● **TO DO**
Without the pictures, print the lines running from the beginning of the material to the line containing "const yTitle = 'Probability", both ends included.

● **DATASET EXCERPT**
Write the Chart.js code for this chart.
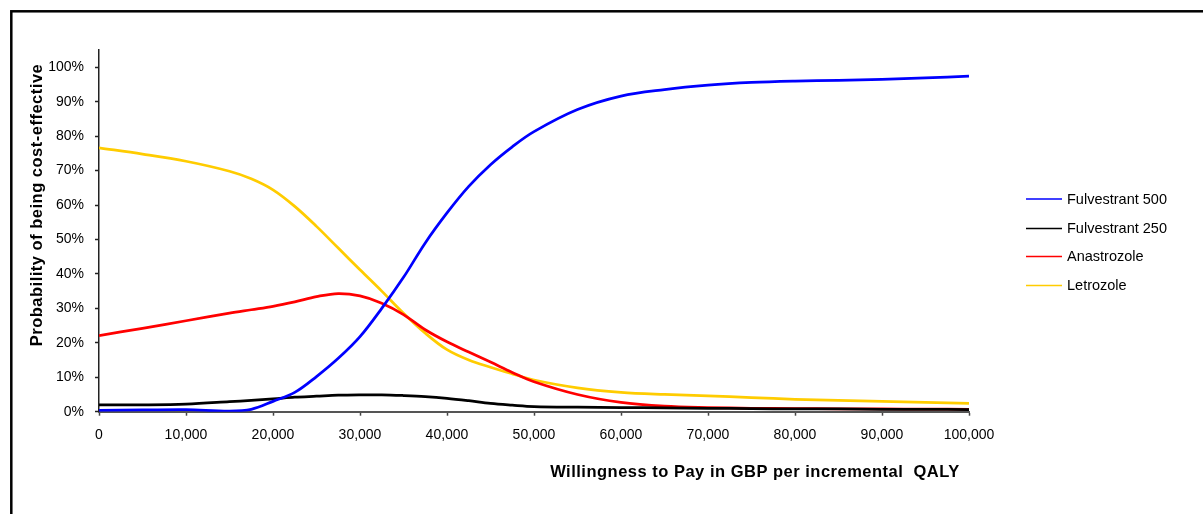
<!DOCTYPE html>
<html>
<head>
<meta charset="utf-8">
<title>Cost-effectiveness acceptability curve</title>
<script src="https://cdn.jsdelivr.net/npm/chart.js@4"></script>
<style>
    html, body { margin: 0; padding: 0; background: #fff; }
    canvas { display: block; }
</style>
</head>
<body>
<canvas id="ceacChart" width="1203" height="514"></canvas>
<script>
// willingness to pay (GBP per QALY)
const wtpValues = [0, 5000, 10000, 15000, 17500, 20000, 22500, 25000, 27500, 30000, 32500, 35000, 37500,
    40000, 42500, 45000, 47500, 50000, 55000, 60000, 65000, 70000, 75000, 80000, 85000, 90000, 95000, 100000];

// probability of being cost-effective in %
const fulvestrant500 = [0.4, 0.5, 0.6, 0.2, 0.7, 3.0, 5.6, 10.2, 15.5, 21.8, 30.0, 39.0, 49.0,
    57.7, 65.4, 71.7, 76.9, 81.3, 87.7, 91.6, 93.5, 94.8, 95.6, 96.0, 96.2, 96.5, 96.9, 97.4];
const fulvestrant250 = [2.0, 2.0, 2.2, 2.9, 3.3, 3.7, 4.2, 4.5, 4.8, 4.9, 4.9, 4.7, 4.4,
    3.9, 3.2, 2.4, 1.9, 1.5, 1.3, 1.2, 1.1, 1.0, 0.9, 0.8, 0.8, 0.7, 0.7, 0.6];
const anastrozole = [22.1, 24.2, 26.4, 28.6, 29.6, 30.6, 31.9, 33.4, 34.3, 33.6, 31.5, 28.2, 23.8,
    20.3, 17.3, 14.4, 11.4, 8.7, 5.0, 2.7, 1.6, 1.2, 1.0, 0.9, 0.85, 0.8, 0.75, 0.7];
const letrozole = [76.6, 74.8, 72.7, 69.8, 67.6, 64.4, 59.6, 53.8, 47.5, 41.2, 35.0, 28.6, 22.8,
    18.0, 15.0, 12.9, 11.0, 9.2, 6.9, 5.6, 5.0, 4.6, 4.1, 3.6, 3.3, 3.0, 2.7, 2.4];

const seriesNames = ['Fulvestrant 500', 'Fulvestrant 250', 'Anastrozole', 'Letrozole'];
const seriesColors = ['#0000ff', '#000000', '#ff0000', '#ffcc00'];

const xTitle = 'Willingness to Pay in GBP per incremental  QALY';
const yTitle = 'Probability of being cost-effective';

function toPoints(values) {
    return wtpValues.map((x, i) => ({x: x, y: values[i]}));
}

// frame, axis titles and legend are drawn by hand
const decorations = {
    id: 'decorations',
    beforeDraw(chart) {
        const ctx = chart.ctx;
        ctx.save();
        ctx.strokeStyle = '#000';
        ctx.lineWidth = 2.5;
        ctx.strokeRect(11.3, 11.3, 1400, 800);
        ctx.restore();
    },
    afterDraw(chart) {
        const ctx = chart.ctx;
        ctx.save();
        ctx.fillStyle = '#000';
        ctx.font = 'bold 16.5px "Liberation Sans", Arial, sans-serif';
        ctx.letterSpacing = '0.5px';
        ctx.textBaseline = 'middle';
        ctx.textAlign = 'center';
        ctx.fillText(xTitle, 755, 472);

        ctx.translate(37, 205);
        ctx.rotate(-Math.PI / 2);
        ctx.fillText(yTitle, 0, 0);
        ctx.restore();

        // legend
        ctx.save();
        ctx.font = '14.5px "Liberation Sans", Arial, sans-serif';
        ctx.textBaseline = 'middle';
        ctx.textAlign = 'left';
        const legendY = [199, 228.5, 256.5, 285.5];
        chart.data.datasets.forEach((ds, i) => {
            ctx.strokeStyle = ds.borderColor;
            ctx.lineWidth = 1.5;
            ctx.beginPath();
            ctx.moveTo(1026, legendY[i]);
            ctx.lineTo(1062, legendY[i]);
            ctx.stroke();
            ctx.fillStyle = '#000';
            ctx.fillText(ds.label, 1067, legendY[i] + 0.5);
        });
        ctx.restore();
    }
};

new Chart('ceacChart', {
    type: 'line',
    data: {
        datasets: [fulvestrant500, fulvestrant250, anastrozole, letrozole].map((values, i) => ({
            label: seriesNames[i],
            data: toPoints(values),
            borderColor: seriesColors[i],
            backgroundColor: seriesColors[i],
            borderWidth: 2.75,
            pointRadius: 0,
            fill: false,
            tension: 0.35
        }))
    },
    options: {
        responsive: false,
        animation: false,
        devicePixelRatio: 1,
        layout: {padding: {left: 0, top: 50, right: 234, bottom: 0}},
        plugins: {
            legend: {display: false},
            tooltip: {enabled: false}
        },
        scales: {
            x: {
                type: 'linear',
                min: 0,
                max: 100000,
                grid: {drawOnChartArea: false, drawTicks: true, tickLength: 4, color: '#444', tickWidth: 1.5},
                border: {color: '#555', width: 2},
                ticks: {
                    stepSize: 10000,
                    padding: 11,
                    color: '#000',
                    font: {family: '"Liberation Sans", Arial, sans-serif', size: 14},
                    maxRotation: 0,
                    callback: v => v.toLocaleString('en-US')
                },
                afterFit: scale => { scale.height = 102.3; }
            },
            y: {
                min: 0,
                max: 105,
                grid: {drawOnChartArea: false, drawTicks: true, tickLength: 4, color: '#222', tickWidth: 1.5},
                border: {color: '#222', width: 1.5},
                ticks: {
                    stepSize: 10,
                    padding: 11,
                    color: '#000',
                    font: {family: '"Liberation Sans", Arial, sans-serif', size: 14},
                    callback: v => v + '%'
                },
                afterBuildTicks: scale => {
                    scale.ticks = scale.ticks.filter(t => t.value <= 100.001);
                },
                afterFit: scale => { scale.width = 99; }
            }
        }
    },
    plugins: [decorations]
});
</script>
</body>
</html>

● **EXERCISE RESPONSE**
Write the Chart.js code for this chart.
<!DOCTYPE html>
<html>
<head>
<meta charset="utf-8">
<title>Cost-effectiveness acceptability curve</title>
<script src="https://cdn.jsdelivr.net/npm/chart.js@4"></script>
<style>
    html, body { margin: 0; padding: 0; background: #fff; }
    canvas { display: block; }
</style>
</head>
<body>
<canvas id="ceacChart" width="1203" height="514"></canvas>
<script>
// willingness to pay (GBP per QALY)
const wtpValues = [0, 5000, 10000, 15000, 17500, 20000, 22500, 25000, 27500, 30000, 32500, 35000, 37500,
    40000, 42500, 45000, 47500, 50000, 55000, 60000, 65000, 70000, 75000, 80000, 85000, 90000, 95000, 100000];

// probability of being cost-effective in %
const fulvestrant500 = [0.4, 0.5, 0.6, 0.2, 0.7, 3.0, 5.6, 10.2, 15.5, 21.8, 30.0, 39.0, 49.0,
    57.7, 65.4, 71.7, 76.9, 81.3, 87.7, 91.6, 93.5, 94.8, 95.6, 96.0, 96.2, 96.5, 96.9, 97.4];
const fulvestrant250 = [2.0, 2.0, 2.2, 2.9, 3.3, 3.7, 4.2, 4.5, 4.8, 4.9, 4.9, 4.7, 4.4,
    3.9, 3.2, 2.4, 1.9, 1.5, 1.3, 1.2, 1.1, 1.0, 0.9, 0.8, 0.8, 0.7, 0.7, 0.6];
const anastrozole = [22.1, 24.2, 26.4, 28.6, 29.6, 30.6, 31.9, 33.4, 34.3, 33.6, 31.5, 28.2, 23.8,
    20.3, 17.3, 14.4, 11.4, 8.7, 5.0, 2.7, 1.6, 1.2, 1.0, 0.9, 0.85, 0.8, 0.75, 0.7];
const letrozole = [76.6, 74.8, 72.7, 69.8, 67.6, 64.4, 59.6, 53.8, 47.5, 41.2, 35.0, 28.6, 22.8,
    18.0, 15.0, 12.9, 11.0, 9.2, 6.9, 5.6, 5.0, 4.6, 4.1, 3.6, 3.3, 3.0, 2.7, 2.4];

const seriesNames = ['Fulvestrant 500', 'Fulvestrant 250', 'Anastrozole', 'Letrozole'];
const seriesColors = ['#0000ff', '#000000', '#ff0000', '#ffcc00'];

const xTitle = 'Willingness to Pay in GBP per incremental  QALY';
const yTitle = 'Probability of being cost-effective';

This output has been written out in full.